Items from a data source
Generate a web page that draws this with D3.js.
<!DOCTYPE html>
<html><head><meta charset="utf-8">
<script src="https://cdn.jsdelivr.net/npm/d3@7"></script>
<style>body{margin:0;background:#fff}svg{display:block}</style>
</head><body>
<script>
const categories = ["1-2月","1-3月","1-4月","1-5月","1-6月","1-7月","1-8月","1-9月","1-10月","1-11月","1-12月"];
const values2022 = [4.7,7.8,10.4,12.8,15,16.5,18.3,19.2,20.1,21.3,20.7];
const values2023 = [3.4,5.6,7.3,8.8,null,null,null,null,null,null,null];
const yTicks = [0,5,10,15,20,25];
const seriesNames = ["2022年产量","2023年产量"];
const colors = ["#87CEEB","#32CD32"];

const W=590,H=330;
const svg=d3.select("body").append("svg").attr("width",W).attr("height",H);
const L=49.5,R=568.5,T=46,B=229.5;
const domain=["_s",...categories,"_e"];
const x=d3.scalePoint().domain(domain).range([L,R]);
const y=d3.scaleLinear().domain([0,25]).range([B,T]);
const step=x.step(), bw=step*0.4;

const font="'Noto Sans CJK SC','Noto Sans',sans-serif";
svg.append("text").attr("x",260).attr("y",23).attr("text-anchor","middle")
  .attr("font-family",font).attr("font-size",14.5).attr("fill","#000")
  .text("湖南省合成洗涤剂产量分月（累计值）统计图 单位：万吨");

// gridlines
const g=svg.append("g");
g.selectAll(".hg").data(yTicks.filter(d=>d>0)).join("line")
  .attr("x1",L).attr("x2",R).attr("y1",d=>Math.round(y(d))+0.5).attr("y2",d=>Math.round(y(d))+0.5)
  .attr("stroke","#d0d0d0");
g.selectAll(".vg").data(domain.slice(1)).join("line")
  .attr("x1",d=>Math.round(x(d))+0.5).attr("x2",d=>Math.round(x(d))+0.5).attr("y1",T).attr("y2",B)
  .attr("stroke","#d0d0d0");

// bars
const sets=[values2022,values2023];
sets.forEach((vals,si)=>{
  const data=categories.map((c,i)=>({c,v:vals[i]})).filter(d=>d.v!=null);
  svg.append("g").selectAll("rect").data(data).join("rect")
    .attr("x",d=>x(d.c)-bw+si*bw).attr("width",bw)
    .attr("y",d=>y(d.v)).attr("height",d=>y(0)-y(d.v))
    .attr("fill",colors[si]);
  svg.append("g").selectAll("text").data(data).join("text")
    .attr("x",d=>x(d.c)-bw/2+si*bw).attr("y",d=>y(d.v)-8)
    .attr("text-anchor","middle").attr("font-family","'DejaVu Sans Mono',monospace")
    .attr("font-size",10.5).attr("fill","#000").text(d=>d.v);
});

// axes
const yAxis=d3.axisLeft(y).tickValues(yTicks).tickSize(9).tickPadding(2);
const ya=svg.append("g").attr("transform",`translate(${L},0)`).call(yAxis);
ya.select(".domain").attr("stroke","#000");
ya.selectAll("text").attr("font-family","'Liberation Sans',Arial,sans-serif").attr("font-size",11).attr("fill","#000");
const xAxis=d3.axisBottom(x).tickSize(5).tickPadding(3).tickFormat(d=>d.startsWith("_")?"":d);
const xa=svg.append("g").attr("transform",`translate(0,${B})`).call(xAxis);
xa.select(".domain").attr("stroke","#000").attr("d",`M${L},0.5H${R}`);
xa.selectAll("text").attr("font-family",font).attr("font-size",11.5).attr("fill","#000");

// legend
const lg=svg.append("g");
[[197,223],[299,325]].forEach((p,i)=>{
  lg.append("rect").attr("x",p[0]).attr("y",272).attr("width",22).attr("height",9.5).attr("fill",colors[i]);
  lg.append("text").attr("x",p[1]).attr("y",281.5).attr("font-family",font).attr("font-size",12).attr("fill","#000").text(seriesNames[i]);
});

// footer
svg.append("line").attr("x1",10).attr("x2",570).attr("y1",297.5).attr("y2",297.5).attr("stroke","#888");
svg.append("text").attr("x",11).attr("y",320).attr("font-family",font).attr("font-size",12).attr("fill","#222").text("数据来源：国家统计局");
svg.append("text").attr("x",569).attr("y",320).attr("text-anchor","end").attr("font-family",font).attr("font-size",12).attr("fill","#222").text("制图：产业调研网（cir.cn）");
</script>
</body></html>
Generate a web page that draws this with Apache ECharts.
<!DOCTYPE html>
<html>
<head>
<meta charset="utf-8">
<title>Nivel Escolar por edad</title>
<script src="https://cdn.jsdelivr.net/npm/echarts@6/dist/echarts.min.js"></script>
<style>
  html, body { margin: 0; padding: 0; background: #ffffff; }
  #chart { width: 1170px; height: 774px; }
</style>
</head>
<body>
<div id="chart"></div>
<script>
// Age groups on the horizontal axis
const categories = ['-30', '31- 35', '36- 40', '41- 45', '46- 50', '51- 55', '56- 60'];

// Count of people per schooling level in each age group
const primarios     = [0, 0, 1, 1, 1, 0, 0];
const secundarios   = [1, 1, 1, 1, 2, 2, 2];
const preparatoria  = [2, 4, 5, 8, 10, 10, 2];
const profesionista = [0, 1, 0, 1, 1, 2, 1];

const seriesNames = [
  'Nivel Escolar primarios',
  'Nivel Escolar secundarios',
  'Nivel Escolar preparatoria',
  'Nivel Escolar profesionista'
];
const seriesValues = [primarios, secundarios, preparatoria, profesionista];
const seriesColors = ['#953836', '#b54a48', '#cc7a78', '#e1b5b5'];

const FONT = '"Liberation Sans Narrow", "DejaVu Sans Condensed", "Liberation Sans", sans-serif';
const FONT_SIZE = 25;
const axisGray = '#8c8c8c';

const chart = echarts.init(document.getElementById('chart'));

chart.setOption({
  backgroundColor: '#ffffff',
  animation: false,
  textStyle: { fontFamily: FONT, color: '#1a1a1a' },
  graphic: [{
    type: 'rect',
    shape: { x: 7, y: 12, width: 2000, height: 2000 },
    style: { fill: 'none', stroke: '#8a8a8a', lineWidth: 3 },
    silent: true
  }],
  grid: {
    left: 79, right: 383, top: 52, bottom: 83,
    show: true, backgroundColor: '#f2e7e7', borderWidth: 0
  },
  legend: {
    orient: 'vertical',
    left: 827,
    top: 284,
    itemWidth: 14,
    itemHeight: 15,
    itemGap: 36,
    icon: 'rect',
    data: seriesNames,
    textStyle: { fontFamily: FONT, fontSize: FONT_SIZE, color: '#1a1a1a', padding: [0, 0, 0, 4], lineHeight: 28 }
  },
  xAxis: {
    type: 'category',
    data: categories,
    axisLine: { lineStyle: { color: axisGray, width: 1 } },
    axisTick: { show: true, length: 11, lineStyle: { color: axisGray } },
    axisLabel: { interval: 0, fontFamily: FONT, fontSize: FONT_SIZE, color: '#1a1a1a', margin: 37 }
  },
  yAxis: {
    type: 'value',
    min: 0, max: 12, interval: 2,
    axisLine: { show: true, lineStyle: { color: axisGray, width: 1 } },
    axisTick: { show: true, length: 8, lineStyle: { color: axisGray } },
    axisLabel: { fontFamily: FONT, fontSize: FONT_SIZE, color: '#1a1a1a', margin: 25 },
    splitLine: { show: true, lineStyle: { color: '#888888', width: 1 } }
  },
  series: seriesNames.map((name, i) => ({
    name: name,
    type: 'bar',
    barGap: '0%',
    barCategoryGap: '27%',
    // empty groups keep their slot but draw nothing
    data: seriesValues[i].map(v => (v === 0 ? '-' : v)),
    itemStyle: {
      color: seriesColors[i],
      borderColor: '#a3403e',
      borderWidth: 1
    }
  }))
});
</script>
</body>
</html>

> _Exercise requirements_
Among the lines of the data above, determine how many contain the word "page". Report the number alone.

> _Task solution_
2